Exercise goal.
Of the lines in the listing below, how many hold "Write"? Answer with the number only.

Dataset excerpts.
=====

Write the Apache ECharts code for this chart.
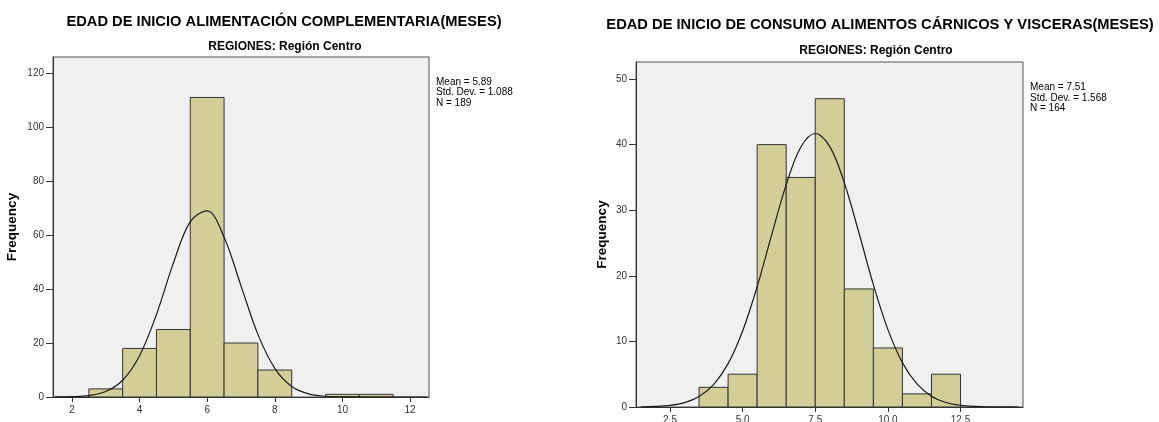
<!DOCTYPE html>
<html>
<head>
<meta charset="utf-8">
<script src="https://cdn.jsdelivr.net/npm/echarts@6/dist/echarts.min.js"></script>
<style>
html,body{margin:0;padding:0;background:#fff;}
#chart{width:1159px;height:422px;}
</style>
</head>
<body>
<div id="chart"></div>
<script>
// ---------- Data ----------
const titleLeft = 'EDAD DE INICIO ALIMENTACIÓN COMPLEMENTARIA(MESES)';
const titleRight = 'EDAD DE INICIO DE CONSUMO ALIMENTOS CÁRNICOS Y VISCERAS(MESES)';
const subTitle = 'REGIONES: Región Centro';
const yName = 'Frequency';

// Histogram bins (centre of each 1-month bin) and counts
const binsLeft = [3, 4, 5, 6, 7, 8, 10, 11];
const countsLeft = [3, 18, 25, 111, 20, 10, 1, 1];
const binsRight = [4, 5, 6, 7, 8, 9, 10, 11, 12];
const countsRight = [3, 5, 40, 35, 47, 18, 9, 2, 5];
const binWidth = 1;

// Summary statistics shown in the chart
const statsLeft = ['Mean = 5.89', 'Std. Dev. = 1.088', 'N = 189'];
const statsRight = ['Mean = 7.51', 'Std. Dev. = 1.568', 'N = 164'];

// Normal curve, points
const curveXLeft = [1.5, 2, 2.5, 3, 3.5, 4, 4.5, 5, 5.5, 6, 6.5, 7, 7.5, 8, 8.5, 9, 9.5, 10, 10.5, 11, 11.5, 12, 12.5];
const curveYLeft = [0.02, 0.12, 0.54, 2.04, 6.2, 15.3, 30.6, 49.6, 65.0, 69.0, 59.2, 41.2, 23.2, 10.6, 3.9, 1.17, 0.28, 0.06, 0.01, 0, 0, 0, 0];
const curveXRight = [1.5, 2, 2.5, 3, 3.5, 4, 4.5, 5, 5.5, 6, 6.5, 7, 7.5, 8, 8.5, 9, 9.5, 10, 10.5, 11, 11.5, 12, 12.5, 13, 13.5, 14, 14.5];
const curveYRight = [0.03, 0.09, 0.25, 0.67, 1.59, 3.41, 6.61, 11.6, 18.35, 26.25, 33.9, 39.6, 41.7, 39.7, 34.2, 26.6, 18.65, 11.8, 6.77, 3.51, 1.64, 0.69, 0.26, 0.09, 0.03, 0.01, 0];

// Axis ticks
const xTicksLeft = [2, 4, 6, 8, 10, 12];
const yTicksLeft = [0, 20, 40, 60, 80, 100, 120];
const xTicksRight = [2.5, 5, 7.5, 10, 12.5];
const yTicksRight = [0, 10, 20, 30, 40, 50];

// ---------- Chart ----------
const FONT = '"Liberation Sans", Arial, sans-serif';
const zip = (a, b) => a.map((v, i) => [v, b[i]]);

function barRender(params, api) {
  const x = api.value(0), y = api.value(1);
  const p0 = api.coord([x - binWidth / 2, 0]);
  const p1 = api.coord([x + binWidth / 2, y]);
  return {
    type: 'rect',
    shape: { x: p0[0], y: p1[1], width: p1[0] - p0[0], height: p0[1] - p1[1] },
    style: { fill: '#d3ce97', stroke: '#333', lineWidth: 1 }
  };
}

function xAxis(gridIndex, min, max, ticks, fmt) {
  return {
    type: 'value', gridIndex, min, max,
    splitLine: { show: false },
    axisLine: { show: true, lineStyle: { color: '#333', width: 1 } },
    axisTick: { show: true, length: 5, customValues: ticks, lineStyle: { color: '#333' } },
    axisLabel: { customValues: ticks, margin: 8, color: '#333', fontSize: 10, fontFamily: FONT, formatter: fmt }
  };
}
function yAxis(gridIndex, max, ticks, gap) {
  return {
    type: 'value', gridIndex, min: 0, max,
    name: yName, nameLocation: 'middle', nameRotate: 90, nameGap: gap,
    nameTextStyle: { fontSize: 13.5, fontWeight: 'bold', color: '#000', fontFamily: FONT },
    splitLine: { show: false },
    axisLine: { show: true, lineStyle: { color: '#333', width: 1 } },
    axisTick: { show: true, length: 7, customValues: ticks, lineStyle: { color: '#333' } },
    axisLabel: { customValues: ticks, margin: 9, color: '#333', fontSize: 10, fontFamily: FONT }
  };
}
function textEl(x, y, text, font, align) {
  return { type: 'text', x, y, style: { text, font, fill: '#000', textAlign: align || 'center', textVerticalAlign: 'middle' } };
}

const chart = echarts.init(document.getElementById('chart'), null, { renderer: 'canvas' });
chart.setOption({
  animation: false,
  backgroundColor: '#fff',
  grid: [
    { left: 53, top: 57, width: 376, height: 340, show: true, backgroundColor: '#f0f0f0', borderColor: '#555', borderWidth: 1, containLabel: false, outerBoundsMode: 'none' },
    { left: 636, top: 62, width: 387, height: 345, show: true, backgroundColor: '#f0f0f0', borderColor: '#555', borderWidth: 1, containLabel: false, outerBoundsMode: 'none' }
  ],
  xAxis: [
    xAxis(0, 1.44, 12.56, xTicksLeft, v => String(v)),
    xAxis(1, 1.33, 14.65, xTicksRight, v => Number(v).toFixed(1))
  ],
  yAxis: [
    yAxis(0, 126, yTicksLeft, 34),
    yAxis(1, 52.6, yTicksRight, 27)
  ],
  series: [
    { type: 'custom', xAxisIndex: 0, yAxisIndex: 0, renderItem: barRender, data: zip(binsLeft, countsLeft), clip: true, z: 2 },
    { type: 'line', xAxisIndex: 0, yAxisIndex: 0, data: zip(curveXLeft, curveYLeft), smooth: 0.35, showSymbol: false, symbol: 'none', lineStyle: { color: '#1a1a1a', width: 1.2 }, clip: true, z: 3 },
    { type: 'custom', xAxisIndex: 1, yAxisIndex: 1, renderItem: barRender, data: zip(binsRight, countsRight), clip: true, z: 2 },
    { type: 'line', xAxisIndex: 1, yAxisIndex: 1, data: zip(curveXRight, curveYRight), smooth: 0.35, showSymbol: false, symbol: 'none', lineStyle: { color: '#1a1a1a', width: 1.2 }, clip: true, z: 3 }
  ],
  graphic: [
    textEl(284, 21.5, titleLeft, 'bold 14.7px ' + FONT),
    textEl(880, 24.7, titleRight, 'bold 14.7px ' + FONT),
    textEl(285, 47, subTitle, 'bold 12px ' + FONT),
    textEl(876, 51, subTitle, 'bold 12px ' + FONT),
    textEl(436, 82, statsLeft[0], '10px ' + FONT, 'left'),
    textEl(436, 92.5, statsLeft[1], '10px ' + FONT, 'left'),
    textEl(436, 103, statsLeft[2], '10px ' + FONT, 'left'),
    textEl(1030, 87.3, statsRight[0], '10px ' + FONT, 'left'),
    textEl(1030, 97.8, statsRight[1], '10px ' + FONT, 'left'),
    textEl(1030, 108.3, statsRight[2], '10px ' + FONT, 'left')
  ]
});
</script>
</body>
</html>
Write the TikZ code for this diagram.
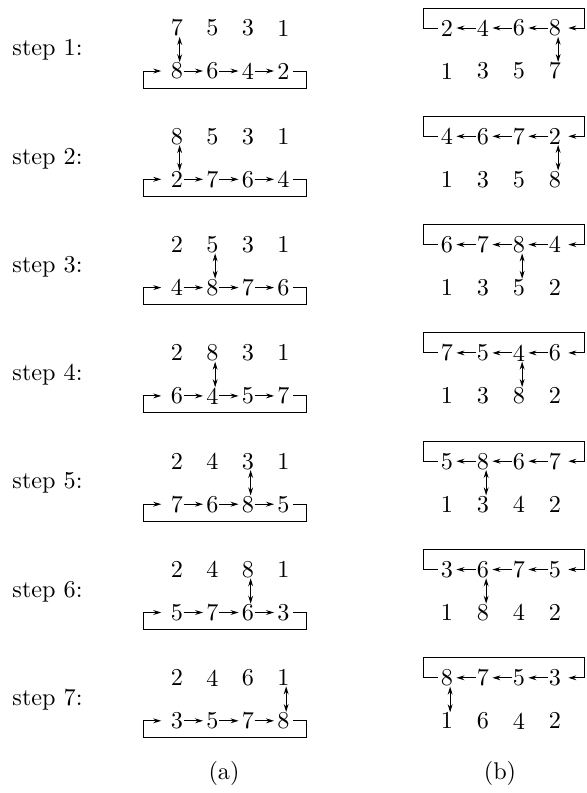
\documentclass[tikz,border=0pt]{standalone}
\usetikzlibrary{arrows.meta}
\begin{document}
\begin{tikzpicture}[x=0.4132pt,y=-0.4132pt,
  dig/.style={inner sep=0pt},
  lab/.style={inner sep=0pt,anchor=west},
  arr/.style={-{Stealth[length=3.3pt,width=2pt]}},
  dbl/.style={{Stealth[length=3.3pt,width=2pt]}-{Stealth[length=3.3pt,width=2pt]}}]
\useasboundingbox (0,0) rectangle (586,793);
% (a) column
\foreach \k/\ta/\tb/\tc/\td/\ba/\bb/\bc/\bd/\c in {
  1/7/5/3/1/8/6/4/2/1,
  2/8/5/3/1/2/7/6/4/1,
  3/2/5/3/1/4/8/7/6/2,
  4/2/8/3/1/6/4/5/7/2,
  5/2/4/3/1/7/6/8/5/3,
  6/2/4/8/1/5/7/6/3/3,
  7/2/4/6/1/3/5/7/8/4}{
  \pgfmathsetmacro\y{108.3*(\k-1)}
  \node[lab] (s\k) at (12,50+\y) {step \k:};
  \node[dig] (at\k-1) at (177,28+\y) {\ta};
  \node[dig] (at\k-2) at (212.5,28+\y) {\tb};
  \node[dig] (at\k-3) at (248,28+\y) {\tc};
  \node[dig] (at\k-4) at (283.5,28+\y) {\td};
  \node[dig] (ab\k-1) at (177,71+\y) {\ba};
  \node[dig] (ab\k-2) at (212.5,71+\y) {\bb};
  \node[dig] (ab\k-3) at (248,71+\y) {\bc};
  \node[dig] (ab\k-4) at (283.5,71+\y) {\bd};
  \coordinate (al\k) at (143,71+\y);
  \coordinate (ar\k) at (306,71+\y);
  \coordinate (alb\k) at (143,88+\y);
  \coordinate (arb\k) at (306,88+\y);
  \draw[arr,shorten <=1.2pt,shorten >=3.8pt] (ab\k-4.east) -- (ar\k) -- (arb\k) -- (alb\k) -- (al\k) -- (ab\k-1.west);
  \draw[arr,shorten >=1.2pt] (ab\k-1.east) -- (ab\k-2.west);
  \draw[arr,shorten >=1.2pt] (ab\k-2.east) -- (ab\k-3.west);
  \draw[arr,shorten >=1.2pt] (ab\k-3.east) -- (ab\k-4.west);
  \draw[dbl] ([xshift=1.1pt]at\k-\c.south) -- ([xshift=1.1pt]ab\k-\c.north);
}
% (b) column
\foreach \k/\ta/\tb/\tc/\td/\ba/\bb/\bc/\bd/\c in {
  1/2/4/6/8/1/3/5/7/4,
  2/4/6/7/2/1/3/5/8/4,
  3/6/7/8/4/1/3/5/2/3,
  4/7/5/4/6/1/3/8/2/3,
  5/5/8/6/7/1/3/4/2/2,
  6/3/6/7/5/1/8/4/2/2,
  7/8/7/5/3/1/6/4/2/1}{
  \pgfmathsetmacro\y{108.3*(\k-1)}
  \node[dig] (bt\k-1) at (447,28+\y) {\ta};
  \node[dig] (bt\k-2) at (483,28+\y) {\tb};
  \node[dig] (bt\k-3) at (519,28+\y) {\tc};
  \node[dig] (bt\k-4) at (555,28+\y) {\td};
  \node[dig] (bb\k-1) at (447,71+\y) {\ba};
  \node[dig] (bb\k-2) at (483,71+\y) {\bb};
  \node[dig] (bb\k-3) at (519,71+\y) {\bc};
  \node[dig] (bb\k-4) at (555,71+\y) {\bd};
  \coordinate (bl\k) at (423,28+\y);
  \coordinate (br\k) at (584,28+\y);
  \coordinate (blt\k) at (423,8+\y);
  \coordinate (brt\k) at (584,8+\y);
  \draw[arr,shorten <=1.2pt,shorten >=2.8pt] (bt\k-1.west) -- (bl\k) -- (blt\k) -- (brt\k) -- (br\k) -- (bt\k-4.east);
  \draw[arr,shorten >=1.2pt] (bt\k-4.west) -- (bt\k-3.east);
  \draw[arr,shorten >=1.2pt] (bt\k-3.west) -- (bt\k-2.east);
  \draw[arr,shorten >=1.2pt] (bt\k-2.west) -- (bt\k-1.east);
  \draw[dbl] ([xshift=1.3pt]bt\k-\c.south) -- ([xshift=1.3pt]bb\k-\c.north);
}
\node[dig] (capa) at (224,773) {(a)};
\node[dig] (capb) at (500,773) {(b)};
\end{tikzpicture}
\end{document}
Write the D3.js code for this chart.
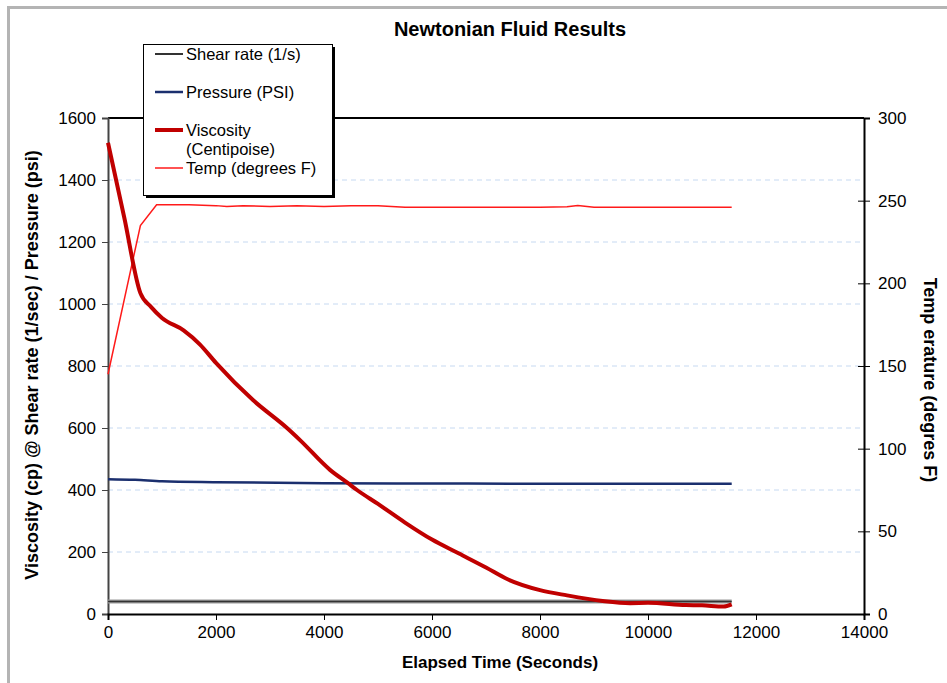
<!DOCTYPE html>
<meta charset="utf-8">
<style>
body { margin: 0; background: #fff; }
svg { font-family: "Liberation Sans", Arial, sans-serif; }
.grid line { stroke: #c6d9f1; stroke-dasharray: 5,4; }
.tick text { font-size: 17px; fill: #000; }
</style>
<svg width="947" height="683"></svg>
<script src="https://cdn.jsdelivr.net/npm/d3@7"></script>
<script>
// data
var viscTime = [0, 300, 600, 800, 1000, 1400, 1700, 2000, 2685, 3315, 3556, 4111, 4444, 4611, 5000, 5500, 6000, 6500, 7000, 7400, 8000, 8500, 9160, 9670, 10000, 10700, 11000, 11400, 11550];
var viscosity = [1520, 1280, 1035, 990, 955, 915, 870, 810, 690, 600, 561, 465, 422, 400, 355, 295, 240, 195, 150, 112, 77, 60, 42, 35, 36, 29, 28, 24, 31];
var presTime = [0, 500, 1000, 2000, 4000, 6000, 8000, 11550];
var pressure = [435, 433, 428, 425, 422, 421, 420, 420];
var shearTime = [0, 11550];
var shearRate = [40, 40];
var tempTime = [0, 600, 900, 1500, 2000, 2200, 2500, 3000, 3500, 4000, 4500, 5000, 5500, 6000, 7000, 8000, 8500, 8700, 9000, 10000, 11550];
var temperature = [145, 235, 247.5, 247.5, 247, 246.5, 247, 246.5, 247, 246.5, 247, 247, 246, 246, 246, 246, 246.3, 247, 246, 246, 246];
var leftTicks = [0, 200, 400, 600, 800, 1000, 1200, 1400, 1600];
var rightTicks = [0, 50, 100, 150, 200, 250, 300];
var xTicks = [0, 2000, 4000, 6000, 8000, 10000, 12000, 14000];

var svg = d3.select("svg");
var plotLeft = 108, plotRight = 864, plotTop = 118, plotBottom = 614;

var x = d3.scaleLinear().domain([0, 14000]).range([plotLeft, plotRight]);
var y = d3.scaleLinear().domain([0, 1600]).range([plotBottom, plotTop]);
var y2 = d3.scaleLinear().domain([0, 300]).range([plotBottom, plotTop]);

// outer frame
svg.append("path")
    .attr("d", "M8.5,683 L8.5,7.5 L947,7.5")
    .attr("fill", "none")
    .attr("stroke", "#b4b4b4")
    .attr("stroke-width", 3);

// title
svg.append("text")
    .attr("x", 510).attr("y", 36)
    .attr("text-anchor", "middle")
    .attr("font-weight", "bold")
    .attr("font-size", 20)
    .text("Newtonian Fluid Results");

// grid lines
svg.append("g").attr("class", "grid")
  .selectAll("line")
  .data(leftTicks.filter(function(d) { return d > 0 && d < 1600; }))
  .enter().append("line")
    .attr("x1", plotLeft).attr("x2", plotRight)
    .attr("y1", function(d) { return y(d); })
    .attr("y2", function(d) { return y(d); });

// top border
svg.append("line")
    .attr("x1", plotLeft).attr("x2", plotRight)
    .attr("y1", plotTop).attr("y2", plotTop)
    .attr("stroke", "#000").attr("stroke-width", 2);

// axes
var gl = svg.append("g").attr("transform", "translate(" + plotLeft + ",0)")
    .call(d3.axisLeft(y).tickValues(leftTicks).tickSize(6).tickPadding(6).tickFormat(d3.format("d")));
gl.select(".domain").attr("stroke", "#444").attr("stroke-width", 2);
gl.selectAll(".tick line").attr("stroke", "#444");

var gr = svg.append("g").attr("transform", "translate(" + plotRight + ",0)")
    .call(d3.axisRight(y2).tickValues(rightTicks).tickSize(6).tickPadding(8));
gr.select(".domain").attr("stroke", "#000").attr("stroke-width", 2);
gr.selectAll(".tick line").attr("x1", -6).attr("stroke", "#000");

var gb = svg.append("g").attr("transform", "translate(0," + plotBottom + ")")
    .call(d3.axisBottom(x).tickValues(xTicks).tickSize(6).tickPadding(6).tickFormat(d3.format("d")));
gb.select(".domain").attr("stroke", "#000").attr("stroke-width", 2);
gb.selectAll(".tick line").attr("stroke", "#000");

// axis titles
svg.append("text")
    .attr("transform", "translate(38,365) rotate(-90)")
    .attr("text-anchor", "middle")
    .attr("font-weight", "bold")
    .attr("font-size", 18)
    .text("Viscosity (cp) @ Shear rate (1/sec) / Pressure (psi)");

svg.append("text")
    .attr("transform", "translate(924,380) rotate(90)")
    .attr("text-anchor", "middle")
    .attr("font-weight", "bold")
    .attr("font-size", 18)
    .text("Temp erature (degres F)");

svg.append("text")
    .attr("x", 500).attr("y", 668)
    .attr("text-anchor", "middle")
    .attr("font-weight", "bold")
    .attr("font-size", 17)
    .text("Elapsed Time (Seconds)");

// series
function pts(ts, vs) { return ts.map(function(t, i) { return [t, vs[i]]; }); }
var line = d3.line().x(function(d) { return x(d[0]); }).y(function(d) { return y(d[1]); }).curve(d3.curveMonotoneX);
var line2 = d3.line().x(function(d) { return x(d[0]); }).y(function(d) { return y2(d[1]); });

svg.append("path").datum(pts(shearTime, shearRate))
    .attr("d", line).attr("fill", "none").attr("stroke", "#999").attr("stroke-width", 4);
svg.append("path").datum(pts(shearTime, shearRate))
    .attr("d", line).attr("fill", "none").attr("stroke", "#333").attr("stroke-width", 1.5);

svg.append("path").datum(pts(presTime, pressure))
    .attr("d", line).attr("fill", "none").attr("stroke", "#1b2f6e").attr("stroke-width", 2.5);

svg.append("path").datum(pts(tempTime, temperature))
    .attr("d", line2).attr("fill", "none").attr("stroke", "#ff1a1a").attr("stroke-width", 1.5);

svg.append("path").datum(pts(viscTime, viscosity))
    .attr("d", line).attr("fill", "none").attr("stroke", "#c00000").attr("stroke-width", 4)
    .attr("stroke-linejoin", "round");

// legend
var lg = svg.append("g");
lg.append("rect").attr("x", 146).attr("y", 47).attr("width", 189).attr("height", 151).attr("fill", "#000");
lg.append("rect").attr("x", 143.5).attr("y", 44.5).attr("width", 189).attr("height", 151)
    .attr("fill", "#fff").attr("stroke", "#000").attr("stroke-width", 1);

var legendItems = [
  {label: ["Shear rate (1/s)"], color: "#333", w: 2, y: 54},
  {label: ["Pressure (PSI)"], color: "#1b2f6e", w: 2.5, y: 92},
  {label: ["Viscosity", "(Centipoise)"], color: "#c00000", w: 4, y: 130},
  {label: ["Temp (degrees F)"], color: "#ff1a1a", w: 1.5, y: 168}
];
legendItems.forEach(function(d) {
  lg.append("line").attr("x1", 155).attr("x2", 183).attr("y1", d.y).attr("y2", d.y)
    .attr("stroke", d.color).attr("stroke-width", d.w);
  d.label.forEach(function(s, i) {
    lg.append("text").attr("x", 186).attr("y", d.y + 6 + i * 19)
      .attr("font-size", 16.5).text(s);
  });
});
</script>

=====

Complete output.
3